**Work to complete**
Everything in the listing except the pictures should be written out exactly.

--- Start ---

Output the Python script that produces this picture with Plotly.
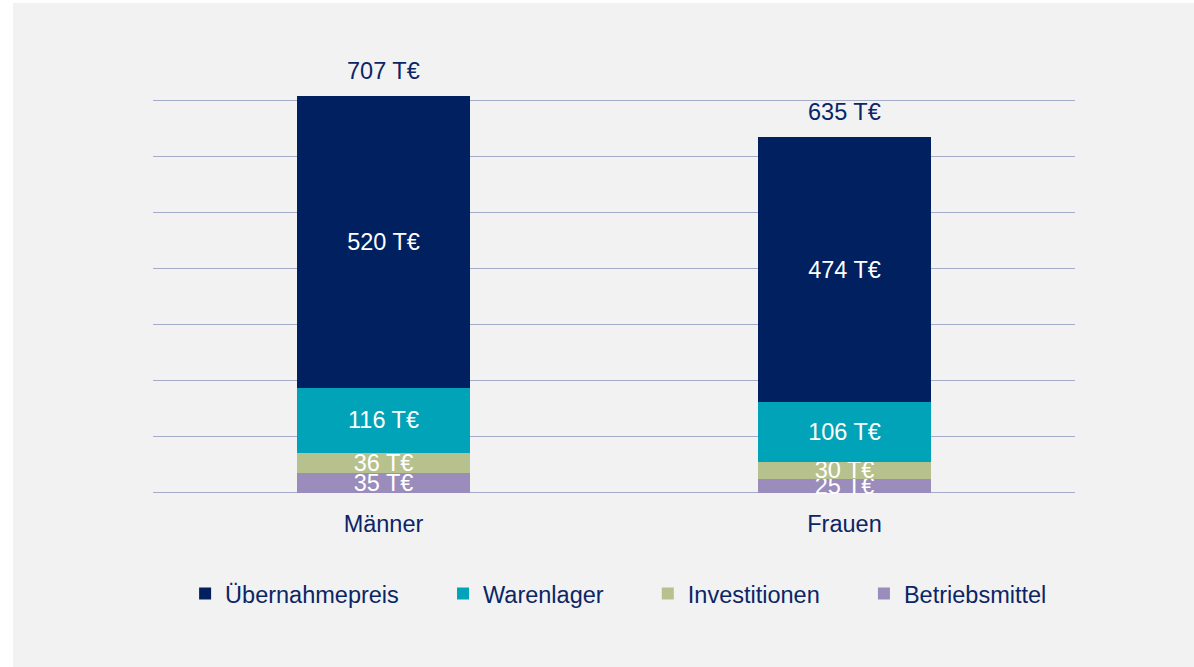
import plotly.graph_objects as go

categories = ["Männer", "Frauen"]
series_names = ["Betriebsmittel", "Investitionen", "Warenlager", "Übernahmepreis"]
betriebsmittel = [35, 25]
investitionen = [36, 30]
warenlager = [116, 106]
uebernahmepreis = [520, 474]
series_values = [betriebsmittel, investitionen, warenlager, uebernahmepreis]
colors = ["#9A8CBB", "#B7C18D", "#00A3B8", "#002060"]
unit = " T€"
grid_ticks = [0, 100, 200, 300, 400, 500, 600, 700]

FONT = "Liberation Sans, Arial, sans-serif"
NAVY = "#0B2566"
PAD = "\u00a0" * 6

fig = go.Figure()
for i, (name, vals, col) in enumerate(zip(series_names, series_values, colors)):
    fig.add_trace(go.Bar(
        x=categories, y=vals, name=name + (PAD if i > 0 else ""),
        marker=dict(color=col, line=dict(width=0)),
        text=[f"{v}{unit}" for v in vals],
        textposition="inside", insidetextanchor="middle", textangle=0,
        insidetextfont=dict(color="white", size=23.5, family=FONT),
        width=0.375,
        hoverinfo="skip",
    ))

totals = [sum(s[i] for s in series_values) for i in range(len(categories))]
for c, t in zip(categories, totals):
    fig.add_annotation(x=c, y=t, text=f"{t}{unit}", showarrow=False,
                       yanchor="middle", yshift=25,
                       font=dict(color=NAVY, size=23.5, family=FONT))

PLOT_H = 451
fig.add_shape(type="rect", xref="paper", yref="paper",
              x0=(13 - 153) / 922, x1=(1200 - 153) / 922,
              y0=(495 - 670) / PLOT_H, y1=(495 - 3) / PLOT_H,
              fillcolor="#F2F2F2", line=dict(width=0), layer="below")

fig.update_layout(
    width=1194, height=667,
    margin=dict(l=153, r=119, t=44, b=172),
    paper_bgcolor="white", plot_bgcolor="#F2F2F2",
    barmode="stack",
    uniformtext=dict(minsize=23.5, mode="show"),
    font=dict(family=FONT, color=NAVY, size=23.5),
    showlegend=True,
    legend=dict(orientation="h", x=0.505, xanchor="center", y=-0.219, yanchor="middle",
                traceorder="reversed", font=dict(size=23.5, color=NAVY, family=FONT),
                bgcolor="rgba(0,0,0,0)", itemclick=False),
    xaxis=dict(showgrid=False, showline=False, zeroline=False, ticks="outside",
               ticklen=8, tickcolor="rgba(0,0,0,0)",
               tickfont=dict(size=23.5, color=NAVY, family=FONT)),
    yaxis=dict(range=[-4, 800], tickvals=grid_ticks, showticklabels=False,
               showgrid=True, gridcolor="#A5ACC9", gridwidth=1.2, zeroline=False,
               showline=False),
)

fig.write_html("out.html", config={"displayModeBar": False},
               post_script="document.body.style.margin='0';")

--- End ---

**Reply to the exercise**
Output the Python script that produces this picture with Plotly.
import plotly.graph_objects as go

categories = ["Männer", "Frauen"]
series_names = ["Betriebsmittel", "Investitionen", "Warenlager", "Übernahmepreis"]
betriebsmittel = [35, 25]
investitionen = [36, 30]
warenlager = [116, 106]
uebernahmepreis = [520, 474]
series_values = [betriebsmittel, investitionen, warenlager, uebernahmepreis]
colors = ["#9A8CBB", "#B7C18D", "#00A3B8", "#002060"]
unit = " T€"
grid_ticks = [0, 100, 200, 300, 400, 500, 600, 700]

FONT = "Liberation Sans, Arial, sans-serif"
NAVY = "#0B2566"
PAD = "\u00a0" * 6

fig = go.Figure()
for i, (name, vals, col) in enumerate(zip(series_names, series_values, colors)):
    fig.add_trace(go.Bar(
        x=categories, y=vals, name=name + (PAD if i > 0 else ""),
        marker=dict(color=col, line=dict(width=0)),
        text=[f"{v}{unit}" for v in vals],
        textposition="inside", insidetextanchor="middle", textangle=0,
        insidetextfont=dict(color="white", size=23.5, family=FONT),
        width=0.375,
        hoverinfo="skip",
    ))

totals = [sum(s[i] for s in series_values) for i in range(len(categories))]
for c, t in zip(categories, totals):
    fig.add_annotation(x=c, y=t, text=f"{t}{unit}", showarrow=False,
                       yanchor="middle", yshift=25,
                       font=dict(color=NAVY, size=23.5, family=FONT))

PLOT_H = 451
fig.add_shape(type="rect", xref="paper", yref="paper",
              x0=(13 - 153) / 922, x1=(1200 - 153) / 922,
              y0=(495 - 670) / PLOT_H, y1=(495 - 3) / PLOT_H,
              fillcolor="#F2F2F2", line=dict(width=0), layer="below")

fig.update_layout(
    width=1194, height=667,
    margin=dict(l=153, r=119, t=44, b=172),
    paper_bgcolor="white", plot_bgcolor="#F2F2F2",
    barmode="stack",
    uniformtext=dict(minsize=23.5, mode="show"),
    font=dict(family=FONT, color=NAVY, size=23.5),
    showlegend=True,
    legend=dict(orientation="h", x=0.505, xanchor="center", y=-0.219, yanchor="middle",
                traceorder="reversed", font=dict(size=23.5, color=NAVY, family=FONT),
                bgcolor="rgba(0,0,0,0)", itemclick=False),
    xaxis=dict(showgrid=False, showline=False, zeroline=False, ticks="outside",
               ticklen=8, tickcolor="rgba(0,0,0,0)",
               tickfont=dict(size=23.5, color=NAVY, family=FONT)),
    yaxis=dict(range=[-4, 800], tickvals=grid_ticks, showticklabels=False,
               showgrid=True, gridcolor="#A5ACC9", gridwidth=1.2, zeroline=False,
               showline=False),
)

fig.write_html("out.html", config={"displayModeBar": False},
               post_script="document.body.style.margin='0';")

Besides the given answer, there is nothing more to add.